La prima ragione è che Emil Gustav Friedrich Martin Niemöller fu un oppositore del regime nazista, la seconda è che prima ne fu un sostenitore, e la terza infine che rimase per otto anni prigioniero in vari campi di concentramento nazisti, tra i quali Sachsenhausen e Dachau.
Martin Niemöller è quindi per certi versi il prototipo dell’uomo medio nel tempo della modernità.
Ha fatto buoni studi, (Martin Niemöller fu teologo e pastore protestante), è alla ricerca continua di conferme del suo “status” e di chi ritiene possa dargliele.
In questa ricerca di un qualche ordine regolato e regolatore, l’uomo moderno è disposto a rinunciare per tempi più o meno brevi alla propria libertà, non opponendosi e/o collaborando all’affermarsi di forme autoritarie del potere.

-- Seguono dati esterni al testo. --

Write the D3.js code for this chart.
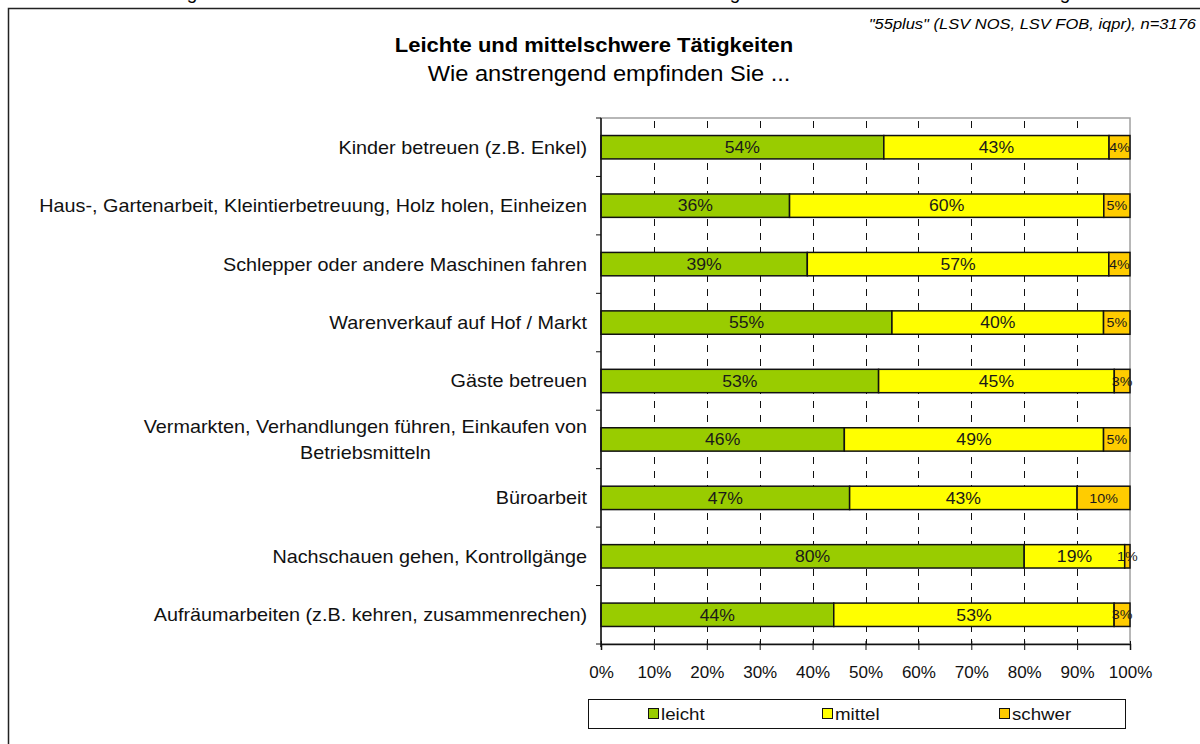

Così al nostro Martin Niemöller accadde di essere attivista a favore di Hitler, “innocentemente”, in perfetta buona fede, di quella buona fede che anima coloro che alienano parte della propria coscienza in nome di un qualcosa, che di rimozione in rimozione, viene da essi riconosciuto come un interesse superiore.
Che se ci riflettete è in fondo il fattore costitutivo, la base ed il cemento di tutte le ideologie e delle religioni quando diventano anch’esse ideologie.
Ora accade che ad un impenitente sostenitore della “democrazia liberale”, con tutti i limiti ed i difetti che essa si porta dietro, ma nel contempo la forma massima, tra quelle note e sperimentate fino ad ora, di rappresentatività in forma regolata dei singoli individui componenti il corpo sociale di un paese, accade dicevo di pensare che in Europa, ed in Italia, certo in forme assai diverse da quelle conosciute da Martin Niemöller, si stia assistendo senza particolari e significative reazioni all’affermarsi di una qualche forma di autoritarismo a cui la democrazia liberale, ed i diritti di rappresentanza dei più deboli, non possono che dare fastidio.
Tutto qui !
Anzi no, dimenticavo che c’è una quarta ragione che rende importante conoscere Martin Niemöller, ed è che, contrariamente a quanto la stragrande maggioranza di voi ha pensato finora, attribuendola a Bertolt Brecht, Martin Niemöller è (forse) l’autore della notissima poesia “Prima vennero…” che, come è noto, tratta il tema del pericolo dell’apatia di fronte alle strategie di affermazione dei regimi totalitari proprio come accaduto agli intellettuali tedeschi di fronte all’affermarsi del nazismo.
Il “forse” sull’attribuzione della poesia nasce dal fatto che essendo controverse le parole precise, nel 1971 fu chiesta a Martin Niemöller la corretta versione da riportare, Niemöller disse nell’occasione che non era molto sicuro di aver detto le famose parole.
Nella stessa intervista aggiunse che se la gente insisteva nel citarlo quale autore, lui avrebbe preferito la versione che parla di comunisti, socialdemocratici, sindacalisti, me.
Così il testo della poesia rimase controverso e ancora oggi esistono molte varianti, che si differenziano sia per le persone citate (comunisti, socialisti, ebrei, cattolici, testimoni di Geova, malati incurabili etc), sia per l’ordine in cui sono citate.
In Italia negli anni recenti ha trovato molta diffusione, forse perchè considerata maggiormente “politically correct”, la versione che che inizia con: “Prima vennero a prendere gli zingari…”.
In America, altro esempio di “politically correct” in altra epoca è stata la versione iscritta nel Monumento all’Olocausto, nella quale si parla di comunisti, ebrei, sindacalisti, cattolici.
Nella maggior parte dei manifesti e poster in lingua inglese diffusi ancora oggi si parla di socialisti, sindacalisti, ebrei, me.
La poesia naturalmente non poteva non influenzare la produzione di testi per canzoni, così sono nate, per citarne alcune: “Yellow Triangle” del cantante folk Christy Moore, “Emigre” degli Anti-Flag, che vi propongo in questo video.
La canzone, registrata nell’album For Blood and Empire ha come prima strofa:
“First they came for the communists, and I did not speak out
Then they came for the socialists, and I did not speak out
Next they came for the trade unionists, and I did not speak out
And then they came for me!“
Ecco, sarò fissato, ma a me questo insistere sull’abolizione dell’articolo 18, mi fa venire in mente quel “Next they came for the trade unionists“, ma contrariamente alla canzone, “I have spoken”, per quel poco che può valere.